The Killer: Slaying in True David Fincher Fashion

By Liz Braun

Rating: A-

Expectations run high for a David Fincher film and luckily, The Killer measures up.

When a hired gun makes an error, he finds himself on the run from other professional assassins who would annihilate him to correct that mistake.

Having a target on his own back launches our anti-hero on a complex revenge scheme. Not entirely a new idea, to be sure, but one that is meticulously executed here.

Further to meticulous execution, Michael Fassbender stars as the well-organized killer, a man with a very particular set of skills. We get to know the unnamed assassin through his inner monologue. His stream-of-consciousness musings concern attention to detail, the need for anonymity, the art of vigilance, the work of other killers, the importance of preparation and his thoughts on justice and the law.

His philosophical notions fill the long stretches while he patiently waits around for the person he has been hired to kill. The story opens in Paris, where the killer occupies a garret and prepares over a few days to fulfill a contract.

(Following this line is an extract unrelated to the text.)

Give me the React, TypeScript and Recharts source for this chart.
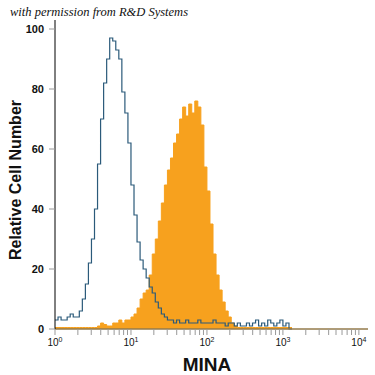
import React from 'react';
import { ComposedChart, Area, Line, XAxis, YAxis, ReferenceLine } from 'recharts';

// log10 of fluorescence intensity, one histogram bin every 0.04 decade
const bins = [
  0.0, 0.04, 0.08, 0.12, 0.16, 0.2, 0.24, 0.28, 0.32, 0.36,
  0.4, 0.44, 0.48, 0.52, 0.56, 0.6, 0.64, 0.68, 0.72, 0.76,
  0.8, 0.84, 0.88, 0.92, 0.96, 1.0, 1.04, 1.08, 1.12, 1.16,
  1.2, 1.24, 1.28, 1.32, 1.36, 1.4, 1.44, 1.48, 1.52, 1.56,
  1.6, 1.64, 1.68, 1.72, 1.76, 1.8, 1.84, 1.88, 1.92, 1.96,
  2.0, 2.04, 2.08, 2.12, 2.16, 2.2, 2.24, 2.28, 2.32, 2.36,
  2.4, 2.44, 2.48, 2.52, 2.56, 2.6, 2.64, 2.68, 2.72, 2.76,
  2.8, 2.84, 2.88, 2.92, 2.96, 3.0, 3.04, 3.08, 3.12,
];

// isotype control (open histogram)
const isotype = [
  3, 4, 3, 3, 4, 5, 4, 4, 6, 10,
  15, 22, 30, 40, 55, 70, 82, 90, 97, 96,
  93, 90, 79, 72, 62, 48, 38, 29, 23, 20,
  17, 14, 12, 9, 7, 5, 4, 3, 3, 2,
  3, 2, 2, 3, 2, 2, 2, 3, 2, 2,
  2, 2, 3, 2, 2, 2, 1, 2, 2, 1,
  2, 1, 1, 2, 1, 2, 3, 1, 2, 1,
  3, 2, 1, 2, 3, 1, 2, 0, 0,
];

// MINA antibody (filled histogram)
const mina = [
  0.5, 0.5, 0.5, 0.5, 0.5, 0.5, 0.5, 0.5, 0.5, 0.5,
  0.5, 0.5, 0.5, 0.5, 1, 2, 1.5, 1, 1, 2,
  2, 3, 2, 3, 3, 4, 5, 7, 10, 12,
  13, 18, 25, 30, 36, 42, 48, 53, 57, 62,
  65, 70, 74, 71, 75, 72, 76, 74, 68, 54,
  46, 35, 25, 18, 13, 9, 6, 4, 2, 1,
  0.5, 0.5, 0.5, 0.5, 0.5, 0.5, 0.5, 0.5, 0.5, 0.5,
  0.5, 0.5, 0.5, 0.5, 0.5, 0.5, 0.5, 0.5, 0.5,
];

const majorTicks = [0, 1, 2, 3, 4];
const yTicks = [0, 20, 40, 60, 80, 100];

const data = bins.map((b, i) => ({ b, isotype: isotype[i], mina: mina[i] }));

const xTicks: number[] = [];
majorTicks.forEach((d) => {
  xTicks.push(d);
  if (d < 4) for (let m = 2; m <= 9; m++) xTicks.push(d + Math.log10(m));
});

const XTick = (props: any) => {
  const { x, y, payload } = props;
  const v = payload.value;
  if (!majorTicks.includes(v)) return null;
  return (
    <text x={x} y={y + 9} textAnchor="middle" fontSize={10} fill="#111" fontFamily="Liberation Sans, Arial, sans-serif">
      10<tspan dy={-4} fontSize={7}>{v}</tspan>
    </text>
  );
};

export default function App() {
  return (
    <div style={{ position: 'absolute', left: 0, top: 0, width: 375, height: 375, background: '#fff' }}>
      <ComposedChart
        width={375}
        height={375}
        data={data}
        margin={{ top: 20, right: 7, bottom: 26, left: 0 }}
      >
        <XAxis
          dataKey="b"
          type="number"
          domain={[0, 4.12]}
          ticks={xTicks}
          interval={0}
          tick={<XTick />}
          tickSize={6}
          tickLine={{ stroke: '#999' }}
          axisLine={{ stroke: '#7a6a4a' }}
          height={20}
        />
        <YAxis
          type="number"
          domain={[0, 103]}
          ticks={yTicks}
          interval={0}
          width={55}
          tickSize={6}
          tickMargin={5}
          tickLine={{ stroke: '#999' }}
          axisLine={{ stroke: '#000' }}
          tick={{ fontSize: 11, fontWeight: 'bold', fill: '#111', fontFamily: 'Liberation Sans, Arial, sans-serif' }}
        />
        <Area
          type="stepAfter"
          dataKey="mina"
          fill="#f7a11e"
          fillOpacity={1}
          stroke="#f7a11e"
          strokeWidth={1}
          isAnimationActive={false}
        />
        <Line
          type="stepAfter"
          dataKey="isotype"
          stroke="#2b5a7a"
          strokeWidth={1.2}
          dot={false}
          isAnimationActive={false}
        />
        <ReferenceLine y={0} stroke="#c89a4a" strokeWidth={1} />
      </ComposedChart>
      <div
        style={{
          position: 'absolute', left: 10, top: 5, fontSize: 12.5, fontStyle: 'italic',
          fontFamily: 'Liberation Serif, serif', color: '#111', whiteSpace: 'nowrap',
        }}
      >
        with permission from R&amp;D Systems
      </div>
      <svg width={375} height={375} style={{ position: 'absolute', left: 0, top: 0, pointerEvents: 'none' }}>
        <text
          transform="translate(21,180) rotate(-90)"
          textAnchor="middle"
          fontSize={16}
          fontWeight="bold"
          fill="#111"
          fontFamily="Liberation Sans, Arial, sans-serif"
        >
          Relative Cell Number
        </text>
        <text x={207} y={371} textAnchor="middle" fontSize={19} fontWeight="bold" fill="#111" fontFamily="Liberation Sans, Arial, sans-serif">
          MINA
        </text>
      </svg>
    </div>
  );
}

He does his yoga stretches, contemplates what he eats on the job, assembles and disassembles a complicated rifle. “If you’re unable to endure boredom this work is not for you,” he states.

He says, “Empathy is weakness.” And “This is what you must commit yourself to if you want to succeed.”

It’s all a bit like a Dale Carnegie course for killers, even as the tension builds toward the planned assassination.

About 20 minutes in, the target appears, and the well-oiled killing machine goes into action. The build-up here is so superb that you may find yourself physically shrinking back into your seat with dread — and, if we’re being honest, anticipation — over the impending kill.

But things do not go as planned, and the killer has to flee. Oh, bother. Further tension ensues.

Viewers will find themselves rooting for a cold-blood killer as he eludes those pursuing him.

When the killer arrives at his secret lair in the Dominican Republic, he discovers his hideaway smashed up and blood-stained. Those pursuing him have done harm to someone else; what follows is 90 minutes of cruel, calculated, complicated and often creative revenge.

People are dispatched with construction tools, household implements, intense and violent fisticuffs and sometimes with just a simple bullet to the brain.

All in a day’s work.

The action, divided into chapters, bounces from Paris to Florida to Chicago to New York; so many to kill, so little time. Along the way, you’ll encounter Tilda Swinton, Charles Parnell, and Arliss Howard. The story is written by Andrew Kevin Walker and adapted from Le Tueur, a graphic novel from Luc Jacamon and Alexis Nolent.

The Killer soundtrack is heavy with The Smiths (go figure) and the movie is often bizarrely funny — our elite killer travels with a dozen different identities, for example, and his various aliases are all from boomer-era TV.

This is an exhilarating action picture. The Killer involves brutal violence leavened with incisive social commentary, all of it put across with great Fincher style. And bloodletting.